McBride’s response to this latest attack against her echoes the way she has approached her campaign, during which she barely discussed her identity. Before her election win, she maintained that she was focused on “delivering tangible results for the constituents” she serves, not explaining her identity to anyone. She said that as a state senator in her native Delaware — where she was also the first trans person elected to the state legislature — she was accustomed to working with people who have voted against LGBTQI+ rights and was willing to continue to do so in Washington to advance her political agenda, which focuses on lowering preschool costs and raising the minimum wage, among other measures.
But McBride already knew that her arrival in Washington would provoke outrage among legislators from the most radical and conservative wing of the Republican Party, which in recent years has been dedicated to trying to dismantle all kinds of protections for trans people, especially in the areas of health and education. In addition to trying to force them to use the bathrooms that correspond to their biological sex, as they intend to do with McBride, Republicans have concentrated their efforts on prohibiting medical care for trans minors who want to affirm their gender and excluding trans women from women’s sports leagues.
And they have attempted to do so with a raft of proposed measures at both the federal and state levels. This year alone, a total of 81 anti-trans bills have been introduced in Congress, according to a website dedicated to tracking such legislation. And across the country, more than 500 state laws have been proposed. Of those, 45 have been passed, in 16 states.
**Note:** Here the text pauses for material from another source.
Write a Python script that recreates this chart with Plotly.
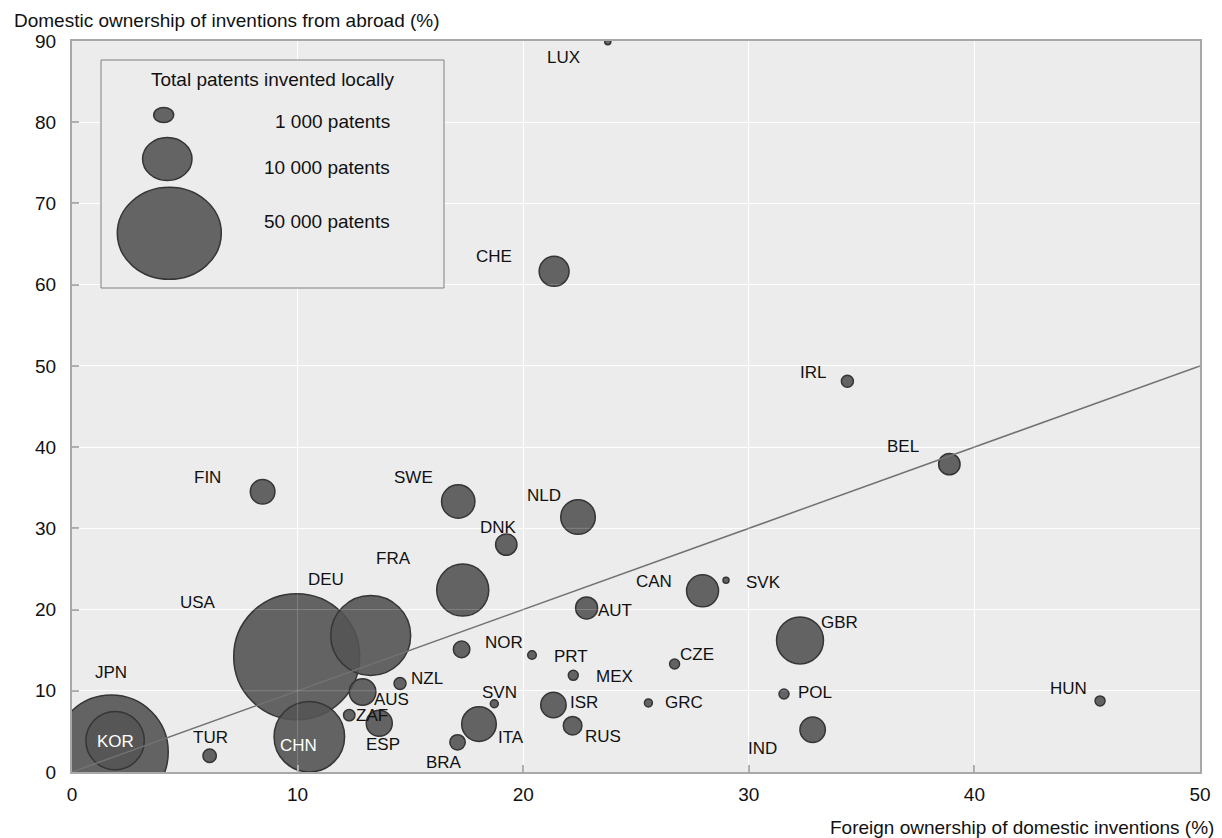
import plotly.graph_objects as go

# ---------------- data ----------------
countries = ["LUX", "CHE", "IRL", "BEL", "FIN", "SWE", "NLD", "DNK", "FRA", "DEU",
             "USA", "AUT", "CAN", "SVK", "GBR", "NOR", "PRT", "MEX", "CZE", "NZL",
             "AUS", "ZAF", "ESP", "SVN", "ISR", "GRC", "ITA", "RUS", "BRA", "IND",
             "POL", "HUN", "TUR", "JPN", "KOR", "CHN"]
foreign_ownership = [23.75, 21.37, 34.37, 38.89, 8.45, 17.12, 22.43, 19.25, 17.32, 13.24,
                     9.96, 22.81, 27.95, 28.99, 32.27, 17.27, 20.39, 22.22, 26.71, 14.54,
                     12.88, 12.29, 13.62, 18.72, 21.34, 25.55, 18.04, 22.19, 17.09, 32.83,
                     31.56, 45.57, 6.10, 1.74, 1.91, 10.52]
domestic_ownership = [89.9, 61.65, 48.1, 37.9, 34.5, 33.3, 31.4, 28.0, 22.4, 16.8,
                      14.2, 20.2, 22.3, 23.6, 16.2, 15.1, 14.4, 11.9, 13.3, 10.9,
                      9.85, 7.0, 6.0, 8.4, 8.25, 8.5, 5.9, 5.7, 3.65, 5.2,
                      9.6, 8.75, 2.0, 2.46, 3.86, 4.35]
patents = [170, 4250, 680, 2160, 2860, 5270, 5660, 2160, 12800, 30200,
           75000, 2290, 4840, 170, 10400, 1300, 350, 470, 470, 680,
           3340, 610, 3200, 300, 3050, 300, 5660, 1640, 1120, 3050,
           470, 470, 850, 61400, 16100, 23500]

diag_x = [0, 50]
diag_y = [0, 50]

x_ticks = [0, 10, 20, 30, 40, 50]
y_ticks = [0, 10, 20, 30, 40, 50, 60, 70, 80, 90]

legend_title = "Total patents invented locally"
legend_labels = ["1 000 patents", "10 000 patents", "50 000 patents"]

x_title = "Foreign ownership of domestic inventions (%)"
y_title = "Domestic ownership of inventions from abroad (%)"

# ---------------- style / layout ----------------
FONT = "Arial, Liberation Sans, sans-serif"
OFF = 8                                   # page body margin
W, H = 1222 - OFF, 838 - OFF
# plot area in screen pixels
SL, SR, ST, SB = 72, 1200, 41, 772
PL, PR, PT, PB = SL - OFF, SR - OFF, ST - OFF, SB - OFF
PW, PH = PR - PL, PB - PT

def px(xs):
    """screen x pixel -> paper fraction"""
    return (xs - SL) / PW

def py(ys):
    """screen y pixel -> paper fraction"""
    return (SB - ys) / PH

K = 0.23                      # radius (px) per sqrt(patent)
SIZEREF = 1.0 / (2 * K * K)

# label offsets (pixels: dx right, dy up) and colours
label_offsets = {
    "LUX": (-44, -16), "CHE": (-60, 15), "IRL": (-34, 9), "BEL": (-46, 18),
    "FIN": (-55, 14), "SWE": (-45, 24), "NLD": (-34, 21), "DNK": (-8, 17),
    "FRA": (-69, 32), "DEU": (-45, 56), "USA": (-99, 54), "AUT": (28, -3),
    "CAN": (-49, 9), "SVK": (37, -2), "GBR": (39, 18), "NOR": (42, 7),
    "PRT": (39, -1), "MEX": (41, -1), "CZE": (22, 9), "NZL": (27, 5),
    "AUS": (29, -7), "ZAF": (23, 0), "ESP": (4, -21), "SVN": (5, 11),
    "ISR": (31, 2), "GRC": (36, 0), "ITA": (32, -13), "RUS": (30, -11),
    "BRA": (-14, -20), "IND": (-50, -19), "POL": (31, 2), "HUN": (-32, 12),
    "TUR": (1, 18), "JPN": (0, 80), "KOR": (0, -1), "CHN": (-11, -9),
}
white_labels = {"KOR", "CHN"}

# draw larger bubbles first
order = sorted(range(len(countries)), key=lambda i: -patents[i])

fig = go.Figure()
fig.add_trace(go.Scatter(
    x=[foreign_ownership[i] for i in order],
    y=[domestic_ownership[i] for i in order],
    mode="markers",
    text=[countries[i] for i in order],
    marker=dict(
        size=[patents[i] for i in order],
        sizemode="area",
        sizeref=SIZEREF,
        opacity=1,
        color="rgba(84,84,84,0.9)",
        line=dict(color="#353535", width=1.5),
    ),
    hovertemplate="%{text}<extra></extra>",
    showlegend=False,
))
fig.add_trace(go.Scatter(
    x=diag_x, y=diag_y, mode="lines",
    line=dict(color="#727272", width=1.5),
    hoverinfo="skip", showlegend=False,
))

annotations = []
for c, xv, yv in zip(countries, foreign_ownership, domestic_ownership):
    dx, dy = label_offsets[c]
    annotations.append(dict(
        x=xv, y=yv, xref="x", yref="y", text=c, showarrow=False,
        xshift=dx, yshift=dy,
        font=dict(family=FONT, size=17,
                  color="white" if c in white_labels else "#111111"),
    ))

# axis titles
annotations.append(dict(
    x=px(12), y=py(20), xref="paper", yref="paper", text=y_title,
    showarrow=False, xanchor="left", yanchor="middle",
    font=dict(family=FONT, size=19, color="#111111"),
))
annotations.append(dict(
    x=px(1216), y=py(827), xref="paper", yref="paper", text=x_title,
    showarrow=False, xanchor="right", yanchor="middle",
    font=dict(family=FONT, size=19, color="#111111"),
))

shapes = []
# gridlines partly visible over the bubbles
for v in x_ticks[1:-1]:
    shapes.append(dict(type="line", xref="x", yref="y", x0=v, x1=v,
                       y0=y_ticks[0], y1=y_ticks[-1], layer="above",
                       line=dict(color="rgba(255,255,255,0.18)", width=1)))
for v in y_ticks[1:-1]:
    shapes.append(dict(type="line", xref="x", yref="y", y0=v, y1=v,
                       x0=x_ticks[0], x1=x_ticks[-1], layer="above",
                       line=dict(color="rgba(255,255,255,0.18)", width=1)))

# size legend box
shapes.append(dict(type="rect", xref="paper", yref="paper",
                   x0=px(101), x1=px(444), y0=py(288), y1=py(60), layer="above",
                   fillcolor="#ececec", line=dict(color="#808080", width=1)))
legend_keys = [(163.7, 115, 10, 7.5), (167.3, 159, 24.7, 21.5), (169.3, 233.3, 52, 46)]
legend_text_y = [121, 167, 221]
for (cx, cy, rx, ry), lab, ty in zip(legend_keys, legend_labels, legend_text_y):
    shapes.append(dict(type="circle", xref="paper", yref="paper",
                       x0=px(cx - rx), x1=px(cx + rx), y0=py(cy + ry), y1=py(cy - ry),
                       layer="above", fillcolor="#646464",
                       line=dict(color="#353535", width=1.5)))
    annotations.append(dict(
        x=px(392), y=py(ty), xref="paper", yref="paper", text=lab,
        showarrow=False, xanchor="right", yanchor="middle",
        font=dict(family=FONT, size=19, color="#111111"),
    ))
annotations.append(dict(
    x=px(272), y=py(79), xref="paper", yref="paper", text=legend_title,
    showarrow=False, xanchor="center", yanchor="middle",
    font=dict(family=FONT, size=19, color="#111111"),
))

axis_common = dict(
    showgrid=True, gridcolor="#ffffff", gridwidth=1.2,
    zeroline=False,
    showline=True, linecolor="#a8a8a8", linewidth=2, mirror=True,
    ticks="inside", ticklen=7, tickcolor="#a8a8a8", tickwidth=1.5,
    tickfont=dict(family=FONT, size=19, color="#111111"),
    layer="above traces",
)

fig.update_layout(
    width=W, height=H,
    margin=dict(l=PL, r=W - PR, t=PT, b=H - PB, pad=0),
    paper_bgcolor="white", plot_bgcolor="#ececec",
    xaxis=dict(range=[0, 50], tickvals=x_ticks, ticklabelstandoff=4, **axis_common),
    yaxis=dict(range=[0, 90], tickvals=y_ticks, ticklabelstandoff=10, **axis_common),
    annotations=annotations, shapes=shapes,
    showlegend=False,
    font=dict(family=FONT),
)

fig.write_html("out.html")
Those efforts are expected — and Rep. Mace’s bill demonstrates this — to accelerate when the new Congress, with Republican majorities in both chambers, is sworn in next year with Donald Trump as president. The president-elect also has a long history of attacking trans people: in the final weeks of his campaign, he spent more on campaigns focused on attacking this community than on any other issue. In total, the Republican spent nearly $215 million on anti-trans rights ads. And with McBride in Congress, it’s clear that the GOP will have a new target to attack whenever and however it pleases.